§ What the task asks
Please, without the pictures, retype exactly the lines from the start of the material through the line that holds "var binWidth = 0.2;".

§ Available data

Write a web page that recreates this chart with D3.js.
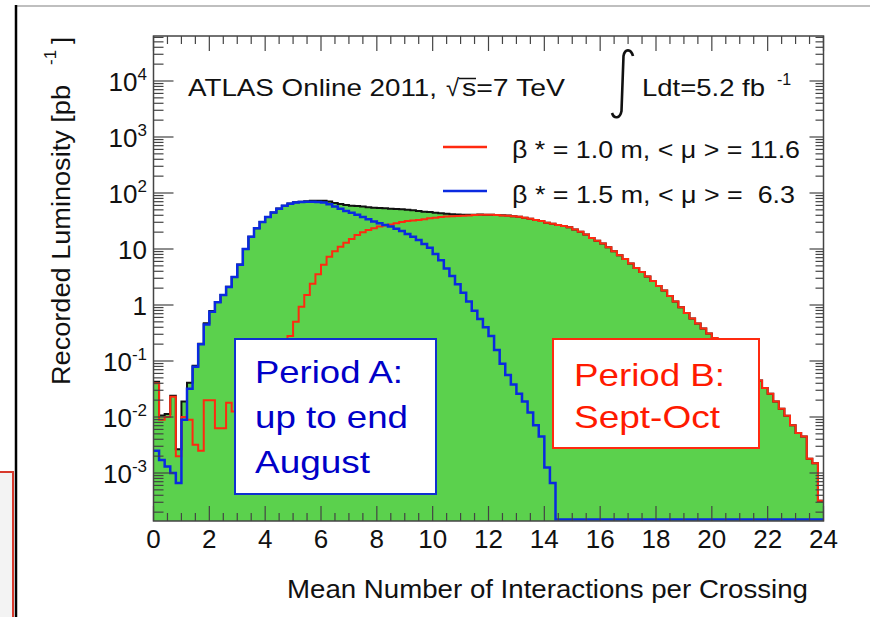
<!DOCTYPE html>
<html lang="en">
<head>
<meta charset="utf-8">
<title>ATLAS pile-up 2011</title>
<script src="https://d3js.org/d3.v7.min.js"></script>
<style>
  body { margin: 0; background: #fff; }
  svg text { font-family: "Liberation Sans", Arial, Helvetica, sans-serif; white-space: pre; }
</style>
</head>
<body>
<script>
// histogram bins: 0.2 wide, mu from 0 to 24 (120 bins)
var binWidth = 0.2;

// period B (beta* = 1.0 m), recorded lumi per bin [pb^-1]
var periodB = [
  0.040, 0.0089, 0.010, 0.023, 0.0020, 0.010, 0.0089, 0.0032, 0.0025, 0.020,
  0.020, 0.0063, 0.0063, 0.018, 0.0126, 0.0126, 0.016, 0.020, 0.028, 0.040,
  0.056, 0.089, 0.126, 0.178, 0.28, 0.50, 0.93, 1.51, 2.40, 3.55,
  5.25, 7.24, 9.12, 11.0, 12.9, 15.1, 17.8, 20.0, 21.9, 23.4,
  25.1, 26.3, 27.5, 28.8, 30.2, 31.6, 32.4, 33.1, 33.9, 35.5,
  36.3, 37.2, 38.0, 38.5, 38.9, 39.4, 39.8, 40.3, 40.7, 40.7,
  40.7, 40.3, 39.8, 39.4, 38.5, 37.6, 36.3, 34.7, 33.1, 31.6,
  29.5, 28.2, 26.9, 25.7, 24.5, 22.4, 20.4, 18.2, 15.8, 14.1,
  12.6, 10.7, 9.12, 7.76, 6.61, 5.50, 4.57, 3.89, 3.24, 2.69,
  2.19, 1.82, 1.45, 1.15, 0.91, 0.72, 0.575, 0.468, 0.380, 0.309,
  0.257, 0.209, 0.166, 0.132, 0.105, 0.083, 0.066, 0.054, 0.045, 0.033,
  0.026, 0.019, 0.014, 0.0105, 0.0071, 0.0052, 0.0045, 0.0018, 0.0015, 0.00032
];

// period A (beta* = 1.5 m)
var periodA = [
  0.0025, 0.0017, 0.0013, 0.0010, 0.00066, 0.0089, 0.032, 0.079, 0.20, 0.45,
  0.76, 1.12, 1.51, 2.09, 3.16, 5.25, 10.0, 16.6, 23.4, 30.2,
  37.2, 44.7, 52.5, 58.9, 64.6, 67.6, 69.2, 70.0, 70.0, 69.2,
  67.6, 63.1, 57.5, 52.5, 47.9, 44.2, 40.7, 37.2, 33.9, 30.9,
  28.8, 26.9, 25.1, 22.9, 20.9, 18.6, 16.6, 14.5, 12.3, 10.5,
  8.13, 6.31, 4.47, 3.31, 2.34, 1.66, 1.15, 0.79, 0.56, 0.40,
  0.28, 0.158, 0.089, 0.056, 0.038, 0.026, 0.019, 0.012, 0.0071, 0.0045,
  0.00126, 0.00066, 0, 0, 0, 0, 0, 0, 0, 0,
  0, 0, 0, 0, 0, 0, 0, 0, 0, 0,
  0, 0, 0, 0, 0, 0, 0, 0, 0, 0,
  0, 0, 0, 0, 0, 0, 0, 0, 0, 0,
  0, 0, 0, 0, 0, 0, 0, 0, 0, 0
];

var xTickValues = [0, 2, 4, 6, 8, 10, 12, 14, 16, 18, 20, 22, 24];
var yTickValues = [1e-3, 1e-2, 1e-1, 1, 10, 1e2, 1e3, 1e4];
var yTickLabels = [["10", "-3"], ["10", "-2"], ["10", "-1"], ["1", ""], ["10", ""], ["10", "2"], ["10", "3"], ["10", "4"]];

var W = 870, H = 617;
var frame = {left: 153.5, right: 823.5, top: 36, bottom: 521};

var svg = d3.select("body").append("svg").attr("width", W).attr("height", H);
svg.append("rect").attr("width", W).attr("height", H).attr("fill", "#fff");

// slide decorations
svg.append("rect").attr("x", -3).attr("y", 472).attr("width", 16).attr("height", 150)
  .attr("fill", "#f3f3f3").attr("stroke", "#d8392c").attr("stroke-width", 2);
svg.append("line").attr("x1", 15).attr("x2", W).attr("y1", 6).attr("y2", 6)
  .attr("stroke", "#aaa").attr("stroke-width", 1.5);
svg.append("line").attr("x1", 16).attr("x2", 16).attr("y1", 5).attr("y2", H)
  .attr("stroke", "#000").attr("stroke-width", 2.5);

var x = d3.scaleLinear().domain([0, 24]).range([frame.left, frame.right]);
var y = d3.scaleLog().domain([1e-3, 1e4]).range([473, 81]);

svg.append("clipPath").attr("id", "clip").append("rect")
  .attr("x", frame.left).attr("y", frame.top)
  .attr("width", frame.right - frame.left).attr("height", frame.bottom - frame.top);

var total = periodA.map(function(v, i) { return v + periodB[i]; });

// empty bins sit on the lower frame edge, like ROOT draws them
var zeroY = frame.bottom - 1.5;
function stepPoints(vals) {
  var pts = [];
  vals.forEach(function(v, i) {
    var yy = v > 0 ? Math.min(y(v), zeroY) : zeroY;
    pts.push([x(i * binWidth), yy], [x((i + 1) * binWidth), yy]);
  });
  return pts;
}

var plot = svg.append("g").attr("clip-path", "url(#clip)");
var area = d3.area().x(function(d) { return d[0]; }).y0(frame.bottom).y1(function(d) { return d[1]; });
var line = d3.line();

plot.append("path").attr("d", area(stepPoints(total))).attr("fill", "#5bd14d");
plot.append("path").attr("d", line(stepPoints(total))).attr("fill", "none")
  .attr("stroke", "#111").attr("stroke-width", 2);
plot.append("path").attr("d", line(stepPoints(periodB))).attr("fill", "none")
  .attr("stroke", "#ff2a10").attr("stroke-width", 2);
plot.append("path").attr("d", line(stepPoints(periodA))).attr("fill", "none")
  .attr("stroke", "#0a2ae0").attr("stroke-width", 2.5);

// frame + ticks
var axc = "#444";
var tk = svg.append("g").attr("stroke", axc).attr("stroke-width", 1.2);
d3.range(0, 24.01, 0.5).forEach(function(m) {
  var major = Math.abs(m / 2 - Math.round(m / 2)) < 1e-6;
  var xx = x(m);
  tk.append("line").attr("x1", xx).attr("x2", xx).attr("y1", frame.bottom).attr("y2", frame.bottom - (major ? 15 : 8));
  tk.append("line").attr("x1", xx).attr("x2", xx).attr("y1", frame.top).attr("y2", frame.top + (major ? 15 : 8));
});
for (var e = -4; e <= 4; e++) {
  for (var k = 1; k <= 9; k++) {
    var yy = y(k * Math.pow(10, e));
    if (yy < frame.top || yy > frame.bottom) continue;
    var major = k === 1;
    tk.append("line").attr("x1", frame.left).attr("x2", frame.left + (major ? 20 : 10)).attr("y1", yy).attr("y2", yy);
    tk.append("line").attr("x1", frame.right).attr("x2", frame.right - (major ? 14 : 8)).attr("y1", yy).attr("y2", yy);
  }
}
svg.append("rect").attr("x", frame.left).attr("y", frame.top)
  .attr("width", frame.right - frame.left).attr("height", frame.bottom - frame.top)
  .attr("fill", "none").attr("stroke", axc).attr("stroke-width", 1.5);

// tick labels
svg.selectAll(".xl").data(xTickValues).enter().append("text")
  .attr("x", function(d) { return x(d); }).attr("y", 548)
  .attr("text-anchor", "middle").attr("font-size", 26).attr("fill", "#111")
  .text(function(d) { return d; });

yTickValues.forEach(function(v, i) {
  var t = svg.append("text").attr("x", 147).attr("y", y(v) + 10)
    .attr("text-anchor", "end").attr("font-size", 26).attr("fill", "#111");
  t.append("tspan").text(yTickLabels[i][0]);
  if (yTickLabels[i][1]) t.append("tspan").attr("dy", -11).attr("font-size", 17).text(yTickLabels[i][1]);
});

// axis titles
svg.append("text").attr("x", 287).attr("y", 598).attr("font-size", 25).attr("fill", "#111")
  .attr("textLength", 521).attr("lengthAdjust", "spacingAndGlyphs")
  .text("Mean Number of Interactions per Crossing");

var yt = svg.append("g").attr("transform", "translate(70,385) rotate(-90)").attr("fill", "#111");
yt.append("text").attr("x", 0).attr("y", 0).attr("font-size", 25)
  .attr("textLength", 300).attr("lengthAdjust", "spacingAndGlyphs").text("Recorded Luminosity [pb");
yt.append("text").attr("x", 320).attr("y", -14).attr("font-size", 17).text("-1");
yt.append("text").attr("x", 341).attr("y", 0).attr("font-size", 25).text("]");

// labels in the pad
function label(str, x0, y0, size, len, color) {
  var t = svg.append("text").attr("x", x0).attr("y", y0).attr("font-size", size)
    .attr("fill", color || "#111").text(str);
  if (len) t.attr("textLength", len).attr("lengthAdjust", "spacingAndGlyphs");
  return t;
}
label("ATLAS Online 2011,", 188, 96, 24, 249);
label("\u221A", 446, 96, 24);
svg.append("line").attr("x1", 459).attr("x2", 476).attr("y1", 78.5).attr("y2", 78.5)
  .attr("stroke", "#111").attr("stroke-width", 1.5);
label("s=7 TeV", 462, 96, 24, 103);
// tall thin integral sign
svg.append("path")
  .attr("d", "M633,56 C631,49 625,48 623.5,56 L621.5,111 C620,119 614,119 612,113")
  .attr("fill", "none").attr("stroke", "#111").attr("stroke-width", 2.6);
label("Ldt=5.2 fb", 642, 96, 24, 123);
label("-1", 777, 85, 16);

// legend
svg.append("line").attr("x1", 443).attr("x2", 487).attr("y1", 147).attr("y2", 147)
  .attr("stroke", "#ff2a10").attr("stroke-width", 2.5);
svg.append("line").attr("x1", 443).attr("x2", 487).attr("y1", 191).attr("y2", 191)
  .attr("stroke", "#0a2ae0").attr("stroke-width", 2.5);
label("\u03B2 * = 1.0 m, < \u03BC > = 11.6", 512, 158, 24, 288);
label("\u03B2 * = 1.5 m, < \u03BC > =  6.3", 512, 203, 24, 283);

// period boxes
svg.append("rect").attr("x", 235).attr("y", 339).attr("width", 201).attr("height", 155)
  .attr("fill", "#fff").attr("stroke", "#1030d0").attr("stroke-width", 2);
label("Period A:", 255, 383, 32, 148, "#0000c8");
label("up to end", 255, 428, 32, 153, "#0000c8");
label("August", 255, 473, 32, 115, "#0000c8");

svg.append("rect").attr("x", 553).attr("y", 339).attr("width", 206).attr("height", 109)
  .attr("fill", "#fff").attr("stroke", "#ff2a10").attr("stroke-width", 2);
label("Period B:", 574, 386, 32, 151, "#ff1a00");
label("Sept-Oct", 574, 428, 32, 146, "#ff1a00");
</script>
</body>
</html>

§ Written solution
Write a web page that recreates this chart with D3.js.
<!DOCTYPE html>
<html lang="en">
<head>
<meta charset="utf-8">
<title>ATLAS pile-up 2011</title>
<script src="https://d3js.org/d3.v7.min.js"></script>
<style>
  body { margin: 0; background: #fff; }
  svg text { font-family: "Liberation Sans", Arial, Helvetica, sans-serif; white-space: pre; }
</style>
</head>
<body>
<script>
// histogram bins: 0.2 wide, mu from 0 to 24 (120 bins)
var binWidth = 0.2;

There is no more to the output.